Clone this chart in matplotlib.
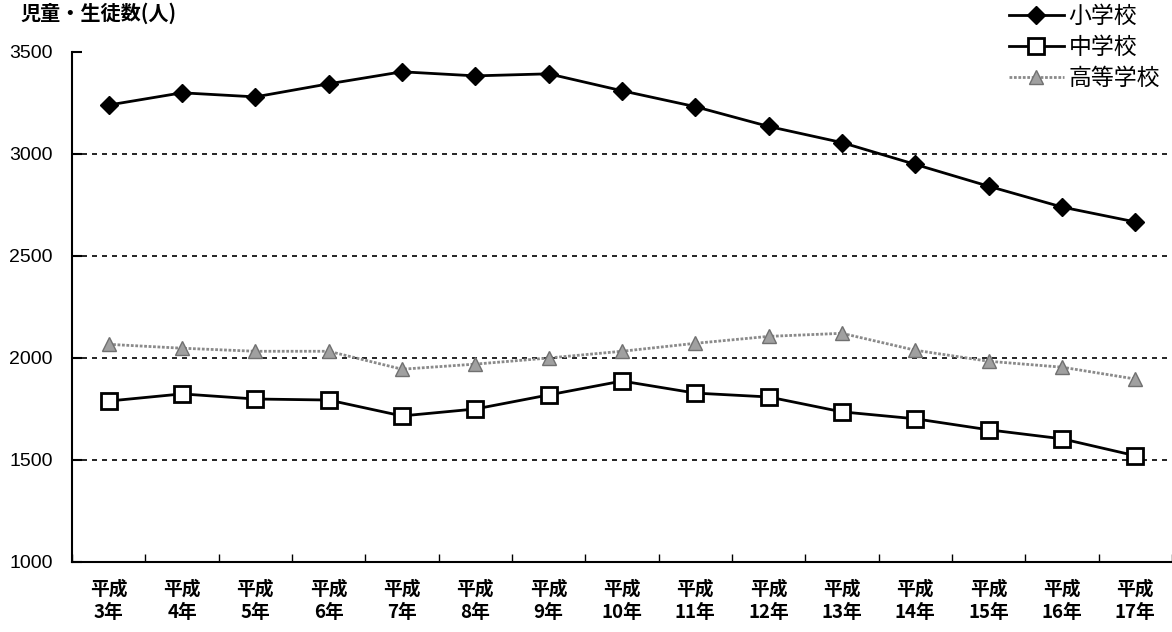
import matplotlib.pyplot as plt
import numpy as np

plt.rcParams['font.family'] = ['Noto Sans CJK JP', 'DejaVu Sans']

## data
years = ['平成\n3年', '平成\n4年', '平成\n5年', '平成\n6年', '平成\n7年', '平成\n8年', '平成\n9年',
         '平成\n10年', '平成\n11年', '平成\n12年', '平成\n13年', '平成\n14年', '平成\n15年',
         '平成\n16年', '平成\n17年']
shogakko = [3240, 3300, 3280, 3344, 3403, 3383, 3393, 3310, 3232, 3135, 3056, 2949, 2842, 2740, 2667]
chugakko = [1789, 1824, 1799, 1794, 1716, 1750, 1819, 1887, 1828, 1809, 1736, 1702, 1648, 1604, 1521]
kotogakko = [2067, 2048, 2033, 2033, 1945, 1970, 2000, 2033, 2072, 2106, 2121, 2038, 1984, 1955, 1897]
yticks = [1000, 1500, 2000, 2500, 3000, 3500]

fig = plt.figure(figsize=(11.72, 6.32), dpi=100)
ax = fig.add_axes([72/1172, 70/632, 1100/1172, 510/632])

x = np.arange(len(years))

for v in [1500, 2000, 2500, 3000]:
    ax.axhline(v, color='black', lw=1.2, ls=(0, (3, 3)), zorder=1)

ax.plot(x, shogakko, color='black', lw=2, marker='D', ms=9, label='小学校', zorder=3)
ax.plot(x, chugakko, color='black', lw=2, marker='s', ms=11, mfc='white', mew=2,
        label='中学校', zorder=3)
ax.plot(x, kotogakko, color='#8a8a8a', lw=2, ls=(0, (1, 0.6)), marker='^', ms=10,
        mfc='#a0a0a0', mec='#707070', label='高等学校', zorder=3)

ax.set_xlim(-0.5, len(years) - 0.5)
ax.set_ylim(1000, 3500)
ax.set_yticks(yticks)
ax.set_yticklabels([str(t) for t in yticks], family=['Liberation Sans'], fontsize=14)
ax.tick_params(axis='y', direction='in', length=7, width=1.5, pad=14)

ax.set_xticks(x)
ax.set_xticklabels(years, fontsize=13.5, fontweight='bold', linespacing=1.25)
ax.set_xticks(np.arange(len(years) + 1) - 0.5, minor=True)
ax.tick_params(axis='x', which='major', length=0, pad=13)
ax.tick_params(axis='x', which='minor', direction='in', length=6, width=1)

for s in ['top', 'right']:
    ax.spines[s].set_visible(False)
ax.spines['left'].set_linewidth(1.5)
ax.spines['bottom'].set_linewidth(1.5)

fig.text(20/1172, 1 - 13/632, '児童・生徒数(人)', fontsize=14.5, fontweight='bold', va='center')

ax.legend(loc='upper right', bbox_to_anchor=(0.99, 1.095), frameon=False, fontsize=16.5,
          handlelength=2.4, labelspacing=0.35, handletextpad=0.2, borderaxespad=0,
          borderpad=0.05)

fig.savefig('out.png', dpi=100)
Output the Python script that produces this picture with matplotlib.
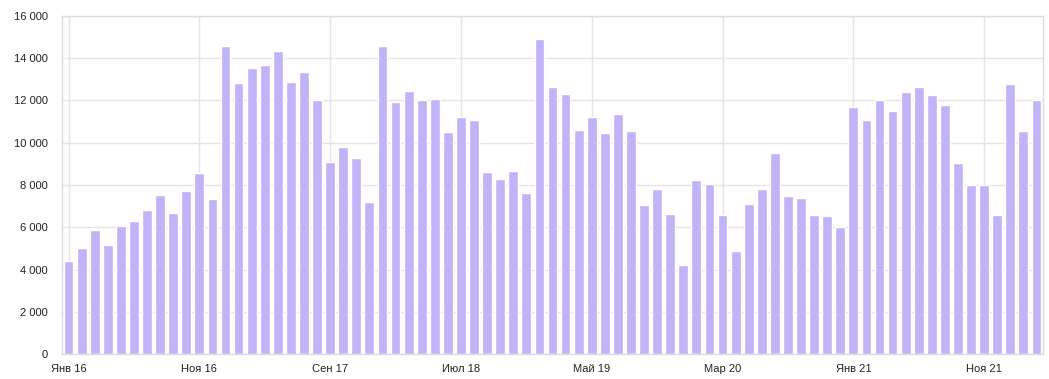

○ ○ ○

→ WHAT YOU ARE ASKED TO DO
From the first line above to the line containing "plt.rcParams['font.family'] = ['Noto", repeat each line exactly. Pictures stay out.

→ THE ANSWER
Clone this chart in matplotlib.
import matplotlib.pyplot as plt
import numpy as np

plt.rcParams['font.family'] = ['Noto Sans CJK JP', 'DejaVu Sans']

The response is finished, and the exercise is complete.